Similarly, when double bottom is formed, traders spot the bullish pattern as it implies that even after the two attempts, the price could not break the resistance level by falling further and hence it is expected to move upwards indicating a bullish signal.

Head and Shoulder Pattern

head and shoulder pattern

Traders spot the head and shoulder stock chart pattern when the chart forms three peaks, the middle one being at the higher levels when compared to the other two peaks. The head and shoulder includes important components like left and right shoulder, head and neckline. The neckline is the support level that confirms the formation of this pattern. A trader spots the uptrend, left shoulder, head (highest peak), right shoulder and the neckline.

The formation of this pattern ensures a bearish move in the security which implies that sellers are active in the market. Therefore, the pattern indicates a move from being bullish to bearish one.

All of the above patterns are easy to find on the charts. These chart patterns are widely used in the stock market by traders. The wide and excessive usage of these chart patterns has made these techniques obsolete. To overcome this, demand and supply chart pattern is found to be an appropriate method to work in today’s era. In this new world of stock market, new techniques must be implemented to obtain great returns from the market and achieve success.

How to spot Demand and Supply in the Stock Market?

how to spot demand and supply in the stock market

Demand and supply is the basic concept on which the stock market tends to work. To identify the price action, demand and supply zones indicator the buying or selling pressure in the security.

Spot Demand Zones

Drop Base Rally: A Drop Base Rally (DBR) is a strong demand zone, where the price takes a drop in the first candle (legin), followed by the base candle and a rally (legout candle). The base candle signifies the fight between the buyers and sellers. The formation of a legout candle after the base implies strong buying pressure in the security.

Rally Base Rally: The demand zone of a Rally Base Rally (RBR) represents a continuous buying pressure in the security. The first rally or legin candle indicates the beginning of bullish movement and second rally after the base represents buyers as the winners of the fight previously.

Spot Supply Zones

Rally Base Drop: Rally base drop signifies a supply zone where the selling pressure begins in a security. The zone is identified when the price takes a drop after the fight between sellers and buyers. Traders spot a strong supply zone when the prices take a significant drop after experiencing a continuous rise followed by a fight representing sellers as the winners of the move.

Drop Base Drop: In this kind of supply zone, the price takes a significant drop after the formation of a red legin and a base candle.
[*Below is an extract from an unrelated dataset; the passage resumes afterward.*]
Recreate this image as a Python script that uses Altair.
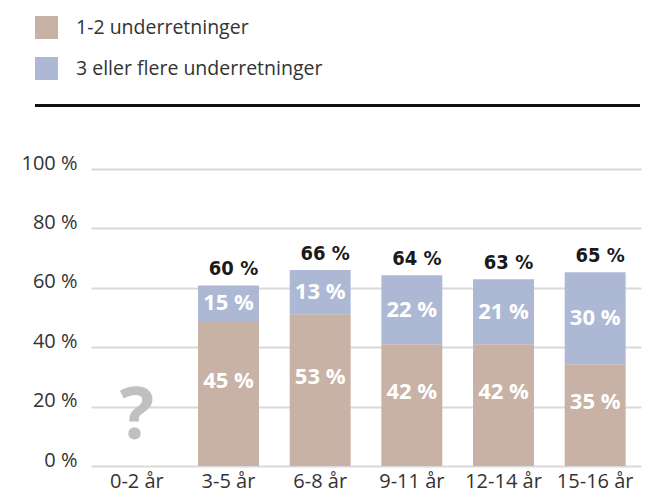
import altair as alt
import pandas as pd

categories = ["0-2 år", "3-5 år", "6-8 år", "9-11 år", "12-14 år", "15-16 år"]
series = ["1-2 underretninger", "3 eller flere underretninger"]
# bar heights as drawn in the picture (None = no data for 0-2 år)
few_values = [None, 48.8, 51.1, 41.0, 41.0, 34.3]
many_values = [None, 12.0, 14.9, 23.2, 21.9, 30.9]
few_labels = ["", "45 %", "53 %", "42 %", "42 %", "35 %"]
many_labels = ["", "15 %", "13 %", "22 %", "21 %", "30 %"]
total_labels = ["", "60 %", "66 %", "64 %", "63 %", "65 %"]
unknown_category = ["0-2 år"]
unknown_text = ["?"]
y_ticks = [0, 20, 40, 60, 80, 100]
colors = ["#c8b1a5", "#adb8d4"]

rows = []
for i, c in enumerate(categories):
    for s_idx, (vals, labs) in enumerate([(few_values, few_labels), (many_values, many_labels)]):
        if vals[i] is not None:
            rows.append({"category": c, "series": series[s_idx], "order": s_idx,
                         "value": vals[i], "label": labs[i]})
df = pd.DataFrame(rows)

tot_rows = []
for i, c in enumerate(categories):
    if few_values[i] is not None:
        tot_rows.append({"category": c, "total": few_values[i] + many_values[i],
                         "label": total_labels[i]})
tot = pd.DataFrame(tot_rows)
unk = pd.DataFrame({"category": unknown_category, "text": unknown_text})

FONT = "Open Sans"

x = alt.X("category:N", sort=categories, title=None,
          scale=alt.Scale(paddingInner=0.335, paddingOuter=0.1675),
          axis=alt.Axis(labelFont=FONT, labelFontSize=20, labelColor="#333333",
                        labelAngle=0, domain=False, ticks=False, grid=False, labelPadding=5))

bars = alt.Chart(df).mark_bar().encode(
    x=x,
    y=alt.Y("value:Q", stack="zero", title=None,
            scale=alt.Scale(domain=[0, 100], nice=False),
            axis=alt.Axis(values=y_ticks, labelExpr="datum.value + ' %'",
                          labelFont=FONT, labelFontSize=20, labelColor="#333333",
                          domain=False, ticks=False, labelPadding=14, labelOffset=-6,
                          gridColor="#d9d9d9", gridWidth=2)),
    color=alt.Color("series:N", sort=series,
                    scale=alt.Scale(domain=series, range=colors),
                    legend=alt.Legend(title=None, orient="none", legendX=-56, legendY=-153,
                                      symbolType="square", symbolSize=529,
                                      symbolStrokeWidth=0, labelFont=FONT,
                                      labelFontSize=19.5, labelColor="#333333",
                                      labelLimit=0, labelOffset=18, rowPadding=18,
                                      padding=0)),
    order=alt.Order("order:Q"),
)

stacked = alt.Chart(df).transform_stack(
    stack="value", groupby=["category"], sort=[alt.SortField("order")], as_=["y0", "y1"]
).transform_calculate(mid="(datum.y0 + datum.y1) / 2")

few_text = stacked.transform_filter(alt.datum.order == 0).mark_text(
    font=FONT, fontSize=22, fontWeight="bold", color="white", baseline="middle", dy=-13
).encode(x=alt.X("category:N", sort=categories), y=alt.Y("mid:Q"), text="label:N")

many_text = stacked.transform_filter(alt.datum.order == 1).mark_text(
    font=FONT, fontSize=22, fontWeight="bold", color="white", baseline="middle"
).encode(x=alt.X("category:N", sort=categories), y=alt.Y("mid:Q"), text="label:N")

total_text = alt.Chart(tot).mark_text(
    font="DejaVu Sans Condensed", fontSize=20, fontWeight="bold", color="#1a1a1a",
    baseline="middle", dy=-16, dx=5
).encode(x=alt.X("category:N", sort=categories), y=alt.Y("total:Q"), text="label:N")

unknown = alt.Chart(unk).mark_text(
    font=FONT, fontSize=72, fontWeight="bold", color="#c0c0c0",
    baseline="alphabetic", dy=-27
).encode(x=alt.X("category:N", sort=categories), y=alt.datum(0), text="text:N")

rule = alt.Chart(alt.Data(values=[{}])).mark_rule(color="#111111", strokeWidth=3).encode(
    x=alt.value(-56), x2=alt.value(549), y=alt.value(-63.5)
)

chart = alt.layer(bars, few_text, many_text, total_text, unknown, rule).properties(
    width=550, height=297,
    autosize=alt.AutoSizeParams(type="none"),
    padding={"left": 83, "top": 161, "right": 20, "bottom": 28},
    background="white",
).configure_view(stroke=None, strokeWidth=0)

chart.save("out.html", embed_options={"renderer": "svg", "actions": False})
When the price is expected to hit this zone the next time, it is expected that sellers would become active and the price would take a nosedive.

The Bottom Line

In trading and investment, stock chart patterns help to predict the future action of prices. There are some common stock chart patterns that are widely used by traders to execute their trades on a breakout level. However, demand and supply zones on the charts are the most reliable pattern that depicts the buying and selling pressure in the security.

FAQs

What are the chart patterns?

The stock chart patterns identify the buying or selling pressure in the security. There are some chart patterns that provide a signal about bullish or bearish movement in the prices of the assets.

Which are the best stock chart patterns?

Some of the commonly traded stock chart patterns are flag pattern, double top and bottom chart pattern, wedges, head and shoulder pattern, ascending and descending triangle pattern. Demand and supply zone pattern is the most reliable pattern for trading and investment.

How to spot Flag Chart Patterns?

To spot flag chart patterns, traders draw two parallel lines that indicate the formation of a flag pattern and hence predict future price movements.